Output the material exactly, but drop every image it holds.

:: Recorded data ::

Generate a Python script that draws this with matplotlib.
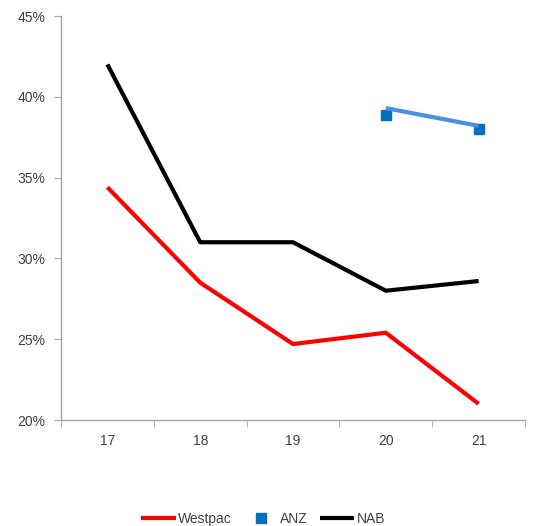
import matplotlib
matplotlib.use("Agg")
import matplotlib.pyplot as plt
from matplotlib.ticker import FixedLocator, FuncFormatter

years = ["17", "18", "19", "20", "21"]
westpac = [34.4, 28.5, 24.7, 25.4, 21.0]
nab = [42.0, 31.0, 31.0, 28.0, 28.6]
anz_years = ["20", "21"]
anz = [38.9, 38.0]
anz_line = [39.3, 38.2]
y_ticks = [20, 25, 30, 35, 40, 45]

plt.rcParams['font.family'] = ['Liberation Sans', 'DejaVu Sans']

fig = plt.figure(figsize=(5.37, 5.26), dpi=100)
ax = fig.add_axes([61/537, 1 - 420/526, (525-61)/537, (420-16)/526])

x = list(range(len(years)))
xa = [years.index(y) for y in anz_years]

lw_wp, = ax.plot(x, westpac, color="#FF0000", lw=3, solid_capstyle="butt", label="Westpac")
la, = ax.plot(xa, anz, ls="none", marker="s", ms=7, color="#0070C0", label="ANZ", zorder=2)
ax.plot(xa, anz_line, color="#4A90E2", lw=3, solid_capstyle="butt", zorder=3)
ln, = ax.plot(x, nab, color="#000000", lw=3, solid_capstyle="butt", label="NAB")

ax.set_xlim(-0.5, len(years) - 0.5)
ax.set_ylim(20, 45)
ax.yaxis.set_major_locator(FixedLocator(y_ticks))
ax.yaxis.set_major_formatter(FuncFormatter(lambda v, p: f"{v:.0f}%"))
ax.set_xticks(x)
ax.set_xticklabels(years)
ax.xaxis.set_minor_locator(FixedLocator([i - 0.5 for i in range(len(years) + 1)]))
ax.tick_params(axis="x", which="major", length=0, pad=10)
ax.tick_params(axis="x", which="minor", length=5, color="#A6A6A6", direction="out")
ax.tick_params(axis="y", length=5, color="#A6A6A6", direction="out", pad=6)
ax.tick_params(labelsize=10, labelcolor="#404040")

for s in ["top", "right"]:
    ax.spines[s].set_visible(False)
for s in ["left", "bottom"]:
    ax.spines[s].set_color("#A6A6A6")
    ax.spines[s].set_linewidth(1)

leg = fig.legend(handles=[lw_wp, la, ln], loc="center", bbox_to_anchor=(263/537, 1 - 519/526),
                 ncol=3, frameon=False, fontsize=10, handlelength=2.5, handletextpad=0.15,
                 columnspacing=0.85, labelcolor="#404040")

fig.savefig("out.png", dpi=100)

:::

**Correct response**
Generate a Python script that draws this with matplotlib.
import matplotlib
matplotlib.use("Agg")
import matplotlib.pyplot as plt
from matplotlib.ticker import FixedLocator, FuncFormatter

years = ["17", "18", "19", "20", "21"]
westpac = [34.4, 28.5, 24.7, 25.4, 21.0]
nab = [42.0, 31.0, 31.0, 28.0, 28.6]
anz_years = ["20", "21"]
anz = [38.9, 38.0]
anz_line = [39.3, 38.2]
y_ticks = [20, 25, 30, 35, 40, 45]

plt.rcParams['font.family'] = ['Liberation Sans', 'DejaVu Sans']

fig = plt.figure(figsize=(5.37, 5.26), dpi=100)
ax = fig.add_axes([61/537, 1 - 420/526, (525-61)/537, (420-16)/526])

x = list(range(len(years)))
xa = [years.index(y) for y in anz_years]

lw_wp, = ax.plot(x, westpac, color="#FF0000", lw=3, solid_capstyle="butt", label="Westpac")
la, = ax.plot(xa, anz, ls="none", marker="s", ms=7, color="#0070C0", label="ANZ", zorder=2)
ax.plot(xa, anz_line, color="#4A90E2", lw=3, solid_capstyle="butt", zorder=3)
ln, = ax.plot(x, nab, color="#000000", lw=3, solid_capstyle="butt", label="NAB")

ax.set_xlim(-0.5, len(years) - 0.5)
ax.set_ylim(20, 45)
ax.yaxis.set_major_locator(FixedLocator(y_ticks))
ax.yaxis.set_major_formatter(FuncFormatter(lambda v, p: f"{v:.0f}%"))
ax.set_xticks(x)
ax.set_xticklabels(years)
ax.xaxis.set_minor_locator(FixedLocator([i - 0.5 for i in range(len(years) + 1)]))
ax.tick_params(axis="x", which="major", length=0, pad=10)
ax.tick_params(axis="x", which="minor", length=5, color="#A6A6A6", direction="out")
ax.tick_params(axis="y", length=5, color="#A6A6A6", direction="out", pad=6)
ax.tick_params(labelsize=10, labelcolor="#404040")

for s in ["top", "right"]:
    ax.spines[s].set_visible(False)
for s in ["left", "bottom"]:
    ax.spines[s].set_color("#A6A6A6")
    ax.spines[s].set_linewidth(1)

leg = fig.legend(handles=[lw_wp, la, ln], loc="center", bbox_to_anchor=(263/537, 1 - 519/526),
                 ncol=3, frameon=False, fontsize=10, handlelength=2.5, handletextpad=0.15,
                 columnspacing=0.85, labelcolor="#404040")

fig.savefig("out.png", dpi=100)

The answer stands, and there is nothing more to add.